__Raw data__
begin
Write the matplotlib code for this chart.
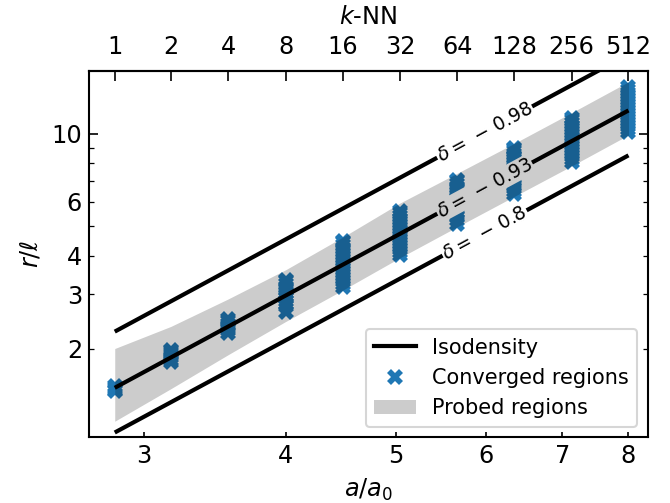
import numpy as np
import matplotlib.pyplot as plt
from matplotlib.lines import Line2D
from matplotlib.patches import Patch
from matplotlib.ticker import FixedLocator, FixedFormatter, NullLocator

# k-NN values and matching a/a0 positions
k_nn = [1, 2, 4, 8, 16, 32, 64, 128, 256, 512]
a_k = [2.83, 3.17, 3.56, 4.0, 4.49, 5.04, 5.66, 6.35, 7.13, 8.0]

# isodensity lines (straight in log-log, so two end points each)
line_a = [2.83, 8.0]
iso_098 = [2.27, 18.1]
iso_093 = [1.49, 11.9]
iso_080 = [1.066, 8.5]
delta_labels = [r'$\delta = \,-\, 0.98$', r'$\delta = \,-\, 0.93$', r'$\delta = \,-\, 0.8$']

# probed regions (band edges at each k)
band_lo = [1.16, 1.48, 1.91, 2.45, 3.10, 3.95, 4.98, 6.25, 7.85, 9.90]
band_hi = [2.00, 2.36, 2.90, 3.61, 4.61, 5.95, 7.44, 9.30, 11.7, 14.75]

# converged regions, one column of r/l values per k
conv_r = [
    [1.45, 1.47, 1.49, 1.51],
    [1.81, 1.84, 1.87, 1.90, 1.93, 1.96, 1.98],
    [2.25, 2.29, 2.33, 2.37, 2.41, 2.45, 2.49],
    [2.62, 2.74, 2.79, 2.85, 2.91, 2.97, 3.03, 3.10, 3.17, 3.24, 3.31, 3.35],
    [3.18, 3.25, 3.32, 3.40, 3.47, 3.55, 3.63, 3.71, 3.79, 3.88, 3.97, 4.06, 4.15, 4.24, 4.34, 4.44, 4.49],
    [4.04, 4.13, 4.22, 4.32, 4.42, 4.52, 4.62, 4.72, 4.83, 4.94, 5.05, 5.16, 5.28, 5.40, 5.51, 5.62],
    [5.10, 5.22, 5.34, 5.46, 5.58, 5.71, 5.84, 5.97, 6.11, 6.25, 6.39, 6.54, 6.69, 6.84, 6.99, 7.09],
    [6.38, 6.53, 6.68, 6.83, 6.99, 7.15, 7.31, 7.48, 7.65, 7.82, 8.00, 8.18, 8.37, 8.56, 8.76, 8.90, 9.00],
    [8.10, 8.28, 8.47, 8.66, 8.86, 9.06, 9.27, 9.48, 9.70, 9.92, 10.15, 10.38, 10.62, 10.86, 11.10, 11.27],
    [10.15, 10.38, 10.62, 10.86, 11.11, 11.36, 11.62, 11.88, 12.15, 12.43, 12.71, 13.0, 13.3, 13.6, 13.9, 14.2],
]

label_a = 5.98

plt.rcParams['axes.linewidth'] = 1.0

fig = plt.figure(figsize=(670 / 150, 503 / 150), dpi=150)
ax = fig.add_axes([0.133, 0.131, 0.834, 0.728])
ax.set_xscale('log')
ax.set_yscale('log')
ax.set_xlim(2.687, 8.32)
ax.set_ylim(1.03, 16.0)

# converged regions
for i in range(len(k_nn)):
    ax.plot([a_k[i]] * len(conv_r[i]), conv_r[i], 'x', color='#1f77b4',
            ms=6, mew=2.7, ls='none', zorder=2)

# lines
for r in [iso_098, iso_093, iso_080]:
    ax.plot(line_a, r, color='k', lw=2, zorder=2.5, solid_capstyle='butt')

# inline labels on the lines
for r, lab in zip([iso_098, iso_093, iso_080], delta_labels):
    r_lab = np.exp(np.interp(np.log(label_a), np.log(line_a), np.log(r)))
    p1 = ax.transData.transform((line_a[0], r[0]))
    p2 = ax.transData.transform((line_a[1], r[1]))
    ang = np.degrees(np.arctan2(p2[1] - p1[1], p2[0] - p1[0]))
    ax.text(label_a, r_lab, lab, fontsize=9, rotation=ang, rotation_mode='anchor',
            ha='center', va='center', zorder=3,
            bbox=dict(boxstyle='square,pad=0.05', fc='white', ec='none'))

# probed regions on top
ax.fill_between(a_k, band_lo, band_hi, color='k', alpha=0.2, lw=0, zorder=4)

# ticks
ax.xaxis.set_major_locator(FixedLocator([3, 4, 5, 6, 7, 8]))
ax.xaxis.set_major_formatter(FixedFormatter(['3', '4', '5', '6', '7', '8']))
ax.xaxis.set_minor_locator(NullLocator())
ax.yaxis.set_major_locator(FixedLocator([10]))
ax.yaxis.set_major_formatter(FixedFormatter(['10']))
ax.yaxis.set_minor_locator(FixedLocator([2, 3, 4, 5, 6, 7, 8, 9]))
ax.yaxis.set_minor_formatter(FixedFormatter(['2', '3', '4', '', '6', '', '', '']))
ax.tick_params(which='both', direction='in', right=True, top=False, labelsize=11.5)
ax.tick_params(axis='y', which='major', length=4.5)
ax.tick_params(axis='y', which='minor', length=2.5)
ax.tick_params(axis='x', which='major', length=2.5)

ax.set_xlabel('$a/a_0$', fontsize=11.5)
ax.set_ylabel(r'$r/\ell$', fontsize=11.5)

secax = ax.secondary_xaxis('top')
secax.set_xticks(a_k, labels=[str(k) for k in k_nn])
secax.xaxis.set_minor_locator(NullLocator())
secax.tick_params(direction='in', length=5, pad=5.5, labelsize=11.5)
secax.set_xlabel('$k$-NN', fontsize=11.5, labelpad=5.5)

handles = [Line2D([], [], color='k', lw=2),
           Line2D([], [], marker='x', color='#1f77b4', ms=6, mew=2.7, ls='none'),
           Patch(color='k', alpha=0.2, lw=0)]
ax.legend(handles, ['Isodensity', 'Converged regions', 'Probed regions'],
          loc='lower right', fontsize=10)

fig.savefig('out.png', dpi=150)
end
__Directions__
Leave out the pictures. Transcribe only the lines above, from the first through the one that contains "6.35, 7.13, 8.0]".

__Response below__
Write the matplotlib code for this chart.
import numpy as np
import matplotlib.pyplot as plt
from matplotlib.lines import Line2D
from matplotlib.patches import Patch
from matplotlib.ticker import FixedLocator, FixedFormatter, NullLocator

# k-NN values and matching a/a0 positions
k_nn = [1, 2, 4, 8, 16, 32, 64, 128, 256, 512]
a_k = [2.83, 3.17, 3.56, 4.0, 4.49, 5.04, 5.66, 6.35, 7.13, 8.0]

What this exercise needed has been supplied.